- _Job_: Retype nothing except the lines below from the one with "Write the Chart.js code for this chart." through the one with "const chartTitle = 'Total", exactly, with images left out.

- _The input_:
** BEGIN **

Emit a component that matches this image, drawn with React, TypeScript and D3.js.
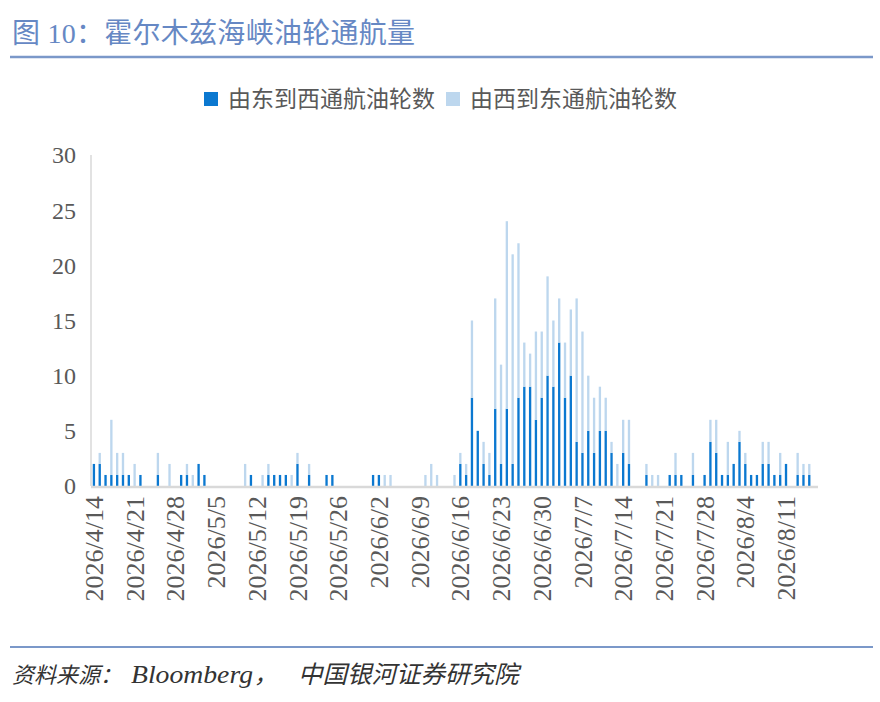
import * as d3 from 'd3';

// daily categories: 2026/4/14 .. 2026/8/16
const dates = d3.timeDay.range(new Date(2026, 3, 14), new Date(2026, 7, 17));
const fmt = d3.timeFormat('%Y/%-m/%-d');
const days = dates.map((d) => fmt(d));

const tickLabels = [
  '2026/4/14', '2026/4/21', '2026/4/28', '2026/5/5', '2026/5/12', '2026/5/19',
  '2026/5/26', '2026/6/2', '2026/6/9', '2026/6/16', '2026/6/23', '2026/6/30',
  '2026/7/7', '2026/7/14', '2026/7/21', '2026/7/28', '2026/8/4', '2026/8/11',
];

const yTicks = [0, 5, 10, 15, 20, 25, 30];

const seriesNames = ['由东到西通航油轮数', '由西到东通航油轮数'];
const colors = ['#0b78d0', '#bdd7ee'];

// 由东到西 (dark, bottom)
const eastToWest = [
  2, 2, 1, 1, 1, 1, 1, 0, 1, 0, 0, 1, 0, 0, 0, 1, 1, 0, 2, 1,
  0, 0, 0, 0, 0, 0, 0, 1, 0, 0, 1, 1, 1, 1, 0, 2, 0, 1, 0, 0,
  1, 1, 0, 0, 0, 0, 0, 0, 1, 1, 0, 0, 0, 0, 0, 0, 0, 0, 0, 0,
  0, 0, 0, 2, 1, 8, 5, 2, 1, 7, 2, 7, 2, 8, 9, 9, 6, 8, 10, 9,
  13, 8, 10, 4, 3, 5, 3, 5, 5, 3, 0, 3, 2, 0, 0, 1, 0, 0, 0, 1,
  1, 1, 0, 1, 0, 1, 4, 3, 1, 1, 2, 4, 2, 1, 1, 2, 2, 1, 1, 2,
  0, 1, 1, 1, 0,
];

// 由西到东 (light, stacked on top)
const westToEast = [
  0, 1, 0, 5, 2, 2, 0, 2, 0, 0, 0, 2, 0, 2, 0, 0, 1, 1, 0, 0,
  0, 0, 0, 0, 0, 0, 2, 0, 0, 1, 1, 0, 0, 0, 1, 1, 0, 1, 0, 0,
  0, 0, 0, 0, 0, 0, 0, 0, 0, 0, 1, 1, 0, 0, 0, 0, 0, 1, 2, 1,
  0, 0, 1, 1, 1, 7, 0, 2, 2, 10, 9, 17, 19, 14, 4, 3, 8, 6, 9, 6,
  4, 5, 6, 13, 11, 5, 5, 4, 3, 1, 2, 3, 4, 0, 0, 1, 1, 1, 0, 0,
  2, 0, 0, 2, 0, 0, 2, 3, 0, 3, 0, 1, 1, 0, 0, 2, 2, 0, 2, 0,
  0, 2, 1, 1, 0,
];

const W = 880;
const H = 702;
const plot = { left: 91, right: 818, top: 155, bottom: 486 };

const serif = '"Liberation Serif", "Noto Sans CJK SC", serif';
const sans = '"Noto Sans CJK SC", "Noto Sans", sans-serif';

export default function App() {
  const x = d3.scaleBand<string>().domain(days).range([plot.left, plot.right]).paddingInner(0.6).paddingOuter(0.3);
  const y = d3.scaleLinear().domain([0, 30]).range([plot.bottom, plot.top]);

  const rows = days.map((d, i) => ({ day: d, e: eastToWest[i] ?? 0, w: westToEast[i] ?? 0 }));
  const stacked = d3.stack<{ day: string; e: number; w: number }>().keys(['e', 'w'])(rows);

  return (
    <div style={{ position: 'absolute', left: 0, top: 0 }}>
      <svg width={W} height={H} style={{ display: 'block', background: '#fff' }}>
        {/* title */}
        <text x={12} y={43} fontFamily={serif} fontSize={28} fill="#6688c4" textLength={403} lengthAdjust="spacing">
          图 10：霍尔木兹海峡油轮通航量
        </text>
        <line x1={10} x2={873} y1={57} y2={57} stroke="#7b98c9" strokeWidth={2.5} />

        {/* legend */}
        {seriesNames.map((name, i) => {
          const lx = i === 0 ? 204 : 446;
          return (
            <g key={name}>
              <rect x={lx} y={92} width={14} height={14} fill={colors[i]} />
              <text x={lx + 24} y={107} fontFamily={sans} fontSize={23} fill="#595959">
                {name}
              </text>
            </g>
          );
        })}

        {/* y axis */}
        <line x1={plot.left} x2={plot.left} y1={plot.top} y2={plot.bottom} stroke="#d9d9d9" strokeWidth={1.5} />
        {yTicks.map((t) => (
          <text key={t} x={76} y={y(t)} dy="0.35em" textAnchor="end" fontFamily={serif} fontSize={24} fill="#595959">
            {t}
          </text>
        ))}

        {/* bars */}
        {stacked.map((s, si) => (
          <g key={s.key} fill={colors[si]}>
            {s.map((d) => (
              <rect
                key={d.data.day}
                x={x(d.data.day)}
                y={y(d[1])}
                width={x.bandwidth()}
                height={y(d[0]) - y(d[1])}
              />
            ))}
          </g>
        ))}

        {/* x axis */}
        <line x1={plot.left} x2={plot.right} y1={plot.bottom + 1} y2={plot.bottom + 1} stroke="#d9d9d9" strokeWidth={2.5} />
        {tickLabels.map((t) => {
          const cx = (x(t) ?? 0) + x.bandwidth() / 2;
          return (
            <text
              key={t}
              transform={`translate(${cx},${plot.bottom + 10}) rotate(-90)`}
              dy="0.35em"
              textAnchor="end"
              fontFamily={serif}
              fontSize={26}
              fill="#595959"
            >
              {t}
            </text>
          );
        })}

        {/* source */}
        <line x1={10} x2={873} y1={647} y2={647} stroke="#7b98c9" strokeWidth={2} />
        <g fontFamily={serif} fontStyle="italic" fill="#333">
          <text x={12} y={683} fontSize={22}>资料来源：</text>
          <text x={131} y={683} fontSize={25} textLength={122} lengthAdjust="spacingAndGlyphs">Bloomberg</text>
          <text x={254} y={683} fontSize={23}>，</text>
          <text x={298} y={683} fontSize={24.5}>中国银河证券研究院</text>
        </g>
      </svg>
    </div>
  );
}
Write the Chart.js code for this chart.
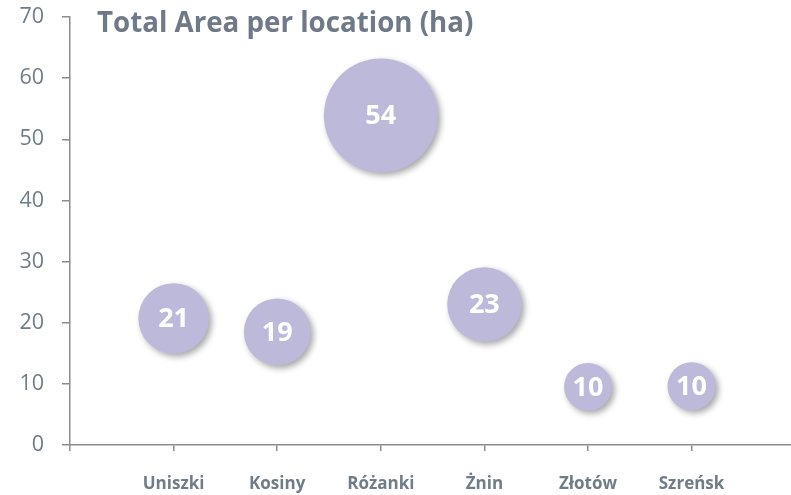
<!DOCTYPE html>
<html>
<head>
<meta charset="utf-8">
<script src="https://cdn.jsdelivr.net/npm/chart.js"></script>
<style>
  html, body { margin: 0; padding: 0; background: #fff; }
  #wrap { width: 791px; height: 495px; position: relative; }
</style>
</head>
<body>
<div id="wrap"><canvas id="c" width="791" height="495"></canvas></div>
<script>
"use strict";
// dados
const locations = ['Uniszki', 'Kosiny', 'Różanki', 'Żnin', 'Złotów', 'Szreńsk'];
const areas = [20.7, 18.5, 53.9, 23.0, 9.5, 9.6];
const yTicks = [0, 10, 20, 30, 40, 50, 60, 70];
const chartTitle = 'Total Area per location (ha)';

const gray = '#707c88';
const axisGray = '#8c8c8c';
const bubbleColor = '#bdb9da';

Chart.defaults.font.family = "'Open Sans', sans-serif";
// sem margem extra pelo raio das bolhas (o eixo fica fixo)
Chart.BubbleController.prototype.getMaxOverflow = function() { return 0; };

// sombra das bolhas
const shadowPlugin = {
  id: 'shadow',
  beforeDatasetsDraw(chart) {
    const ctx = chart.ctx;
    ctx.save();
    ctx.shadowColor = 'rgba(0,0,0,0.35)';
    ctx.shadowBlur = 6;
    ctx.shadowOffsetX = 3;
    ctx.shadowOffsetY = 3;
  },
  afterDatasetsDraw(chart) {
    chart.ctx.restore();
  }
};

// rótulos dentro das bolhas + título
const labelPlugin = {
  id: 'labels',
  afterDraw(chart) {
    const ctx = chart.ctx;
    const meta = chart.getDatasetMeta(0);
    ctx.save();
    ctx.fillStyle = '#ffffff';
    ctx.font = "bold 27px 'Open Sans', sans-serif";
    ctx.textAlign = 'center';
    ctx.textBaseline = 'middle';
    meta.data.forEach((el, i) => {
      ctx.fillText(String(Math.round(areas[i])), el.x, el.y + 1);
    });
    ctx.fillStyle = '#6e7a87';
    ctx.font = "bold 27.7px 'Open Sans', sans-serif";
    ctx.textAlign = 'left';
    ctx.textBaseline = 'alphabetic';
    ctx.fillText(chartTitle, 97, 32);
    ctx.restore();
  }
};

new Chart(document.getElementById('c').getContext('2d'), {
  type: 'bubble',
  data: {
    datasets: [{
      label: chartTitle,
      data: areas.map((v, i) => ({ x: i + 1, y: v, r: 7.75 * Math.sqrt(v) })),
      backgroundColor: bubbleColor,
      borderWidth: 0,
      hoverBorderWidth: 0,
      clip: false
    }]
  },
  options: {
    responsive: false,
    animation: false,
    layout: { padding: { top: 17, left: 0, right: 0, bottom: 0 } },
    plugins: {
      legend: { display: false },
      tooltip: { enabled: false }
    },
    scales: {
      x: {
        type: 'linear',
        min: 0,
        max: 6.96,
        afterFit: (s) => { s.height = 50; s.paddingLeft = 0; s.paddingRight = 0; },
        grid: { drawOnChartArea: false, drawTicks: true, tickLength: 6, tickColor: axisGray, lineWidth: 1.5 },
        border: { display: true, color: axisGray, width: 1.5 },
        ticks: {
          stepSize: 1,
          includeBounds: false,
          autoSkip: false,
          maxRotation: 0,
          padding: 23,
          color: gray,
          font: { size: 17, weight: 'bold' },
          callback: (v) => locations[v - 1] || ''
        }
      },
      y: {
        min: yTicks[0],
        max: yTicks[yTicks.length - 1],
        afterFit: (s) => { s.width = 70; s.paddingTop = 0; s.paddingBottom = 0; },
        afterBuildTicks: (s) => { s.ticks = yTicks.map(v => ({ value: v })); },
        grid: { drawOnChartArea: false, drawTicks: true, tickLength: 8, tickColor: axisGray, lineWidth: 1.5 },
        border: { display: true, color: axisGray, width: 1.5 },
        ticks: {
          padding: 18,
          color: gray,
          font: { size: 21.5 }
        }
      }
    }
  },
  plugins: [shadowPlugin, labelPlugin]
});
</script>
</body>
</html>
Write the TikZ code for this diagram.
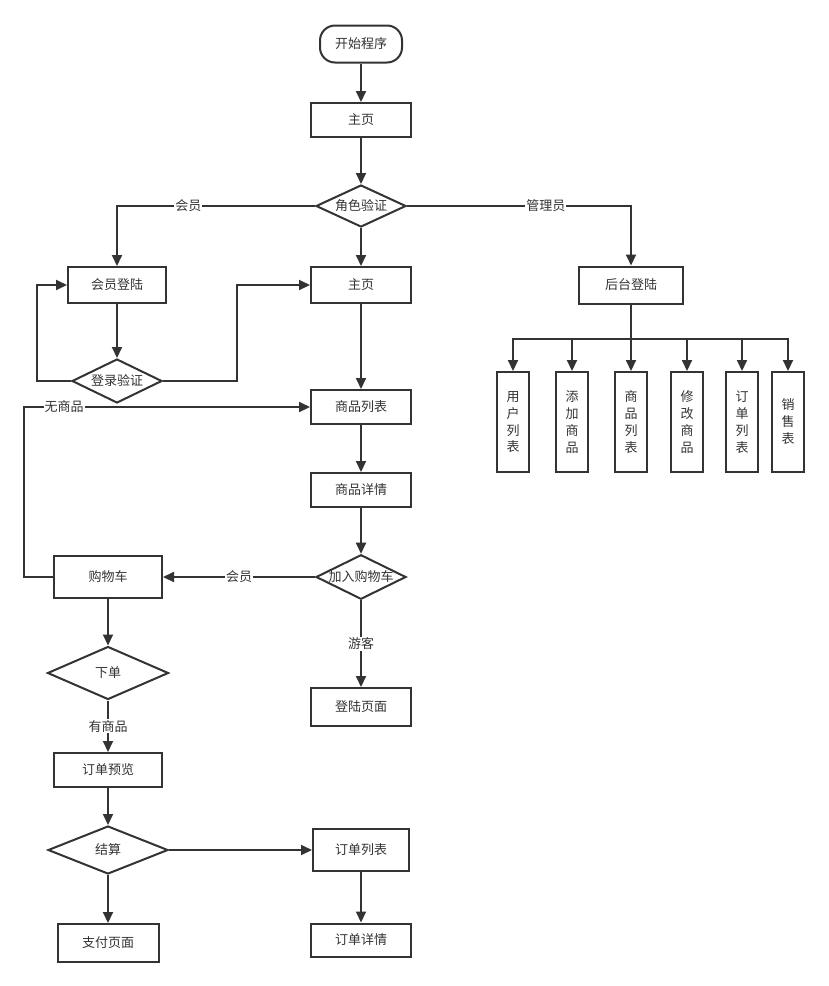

** END **

- _Output for this task_:
Write the Chart.js code for this chart.
<!DOCTYPE html>
<html>
<head>
<meta charset="utf-8">
<script src="https://cdn.jsdelivr.net/npm/chart.js"></script>
<style>
  html, body { margin: 0; padding: 0; background: #fff; }
  #wrap { width: 791px; height: 495px; position: relative; }
</style>
</head>
<body>
<div id="wrap"><canvas id="c" width="791" height="495"></canvas></div>
<script>
"use strict";
// dados
const locations = ['Uniszki', 'Kosiny', 'Różanki', 'Żnin', 'Złotów', 'Szreńsk'];
const areas = [20.7, 18.5, 53.9, 23.0, 9.5, 9.6];
const yTicks = [0, 10, 20, 30, 40, 50, 60, 70];
const chartTitle = 'Total Area per location (ha)';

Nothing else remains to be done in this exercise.